In Evansville, site of the NCAA Finals, the Sycamores dominated the Rebels of Nevada Southern, winning by 19; they cruised past Trinity of Texas advancing to the Championship game vs. Kentucky Wesleyan College, which was led by junior George Tinsley. Playing in a standing room only arena, they were unable to maintain their halftime lead and Kentucky Wesleyan defeated Indiana State 63–52. Newsom was voted Most Outstanding Player of the Final Four.

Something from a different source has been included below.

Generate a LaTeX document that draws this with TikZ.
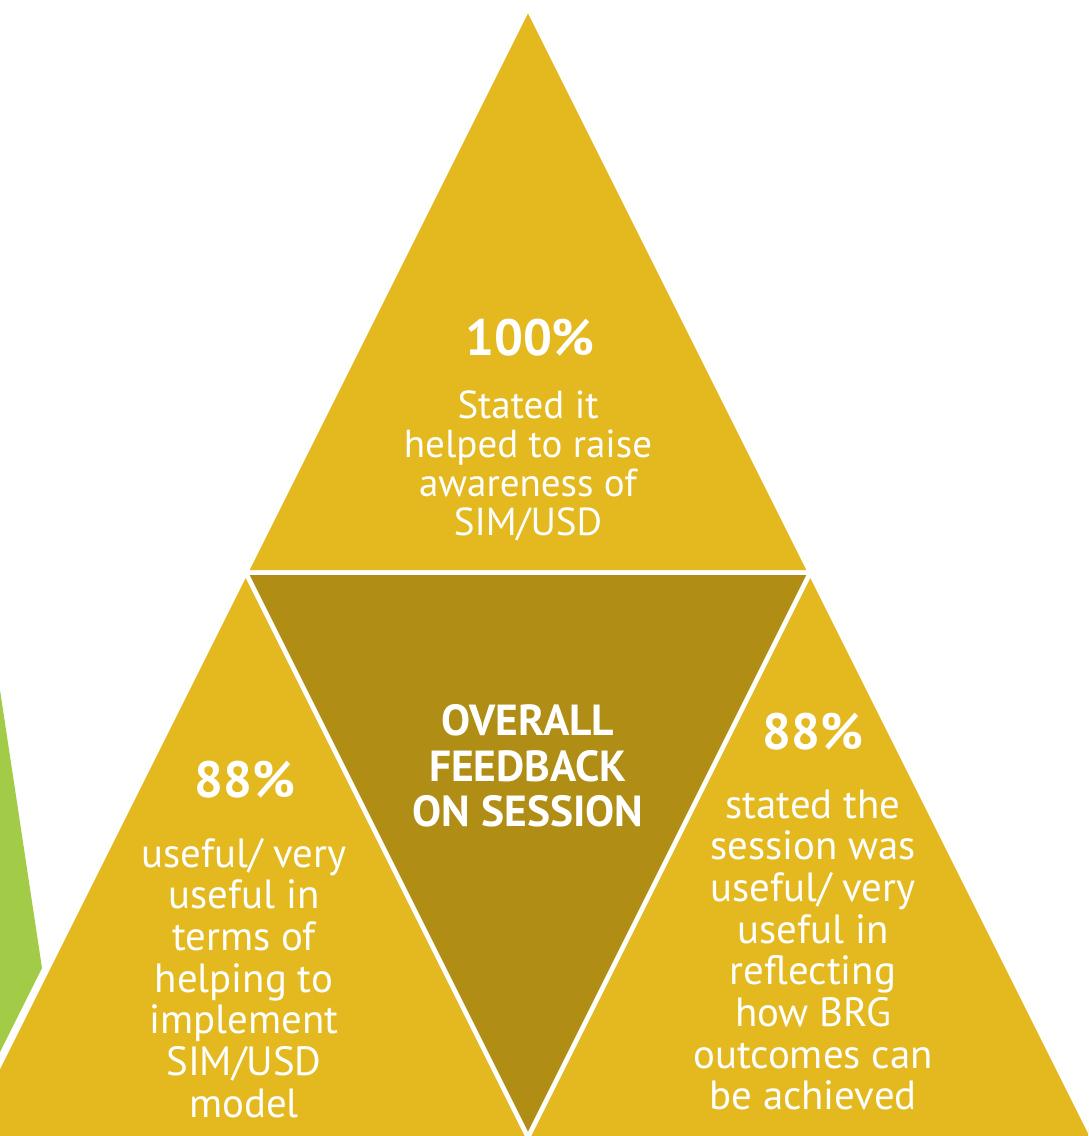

Fred Hardman was also named to the All-Tourney team after posting a 16-point, 9-rebound title game.

- Elite Eight
  - Indiana State 94, Nevada Southern 75
- National Semi-Finals
  - Indiana State 77, Trinity (TX) 67
- National Championship Game
  - Kentucky Wesleyan 63, Indiana State 52

==Awards and honors==
- Mike Copper – All-Indiana Collegiate Conference (Honorable Mention)
- Fred Hardman – NCAA Tournament All-Tourney Team
- Rich Mason – All-Indiana Collegiate Conference (First Team)
- Jerry Newsom – Consensus All-American (AP, UPI, and Coaches)
- Jerry Newsom – Indiana Collegiate Conference Most Valuable Player
- Jerry Newsom – All-Indiana Collegiate Conference (First Team)
- Jerry Newsom – NCAA Tournament Most Outstanding Player Award; NCAA Tournament All-Tourney Team

In 2005, the entire team was inducted into the Indiana State University Athletic Hall of Fame; Jerry Newsom was inducted as an individual in 1984.

Jerry Newsom (1997), Head Coach Gordon Stauffer (2004), Assistant Coach Mel Garland (1993) Steve Hollenbeck (2005) and Mike Copper (2010) were inducted into the Indiana Basketball Hall of Fame.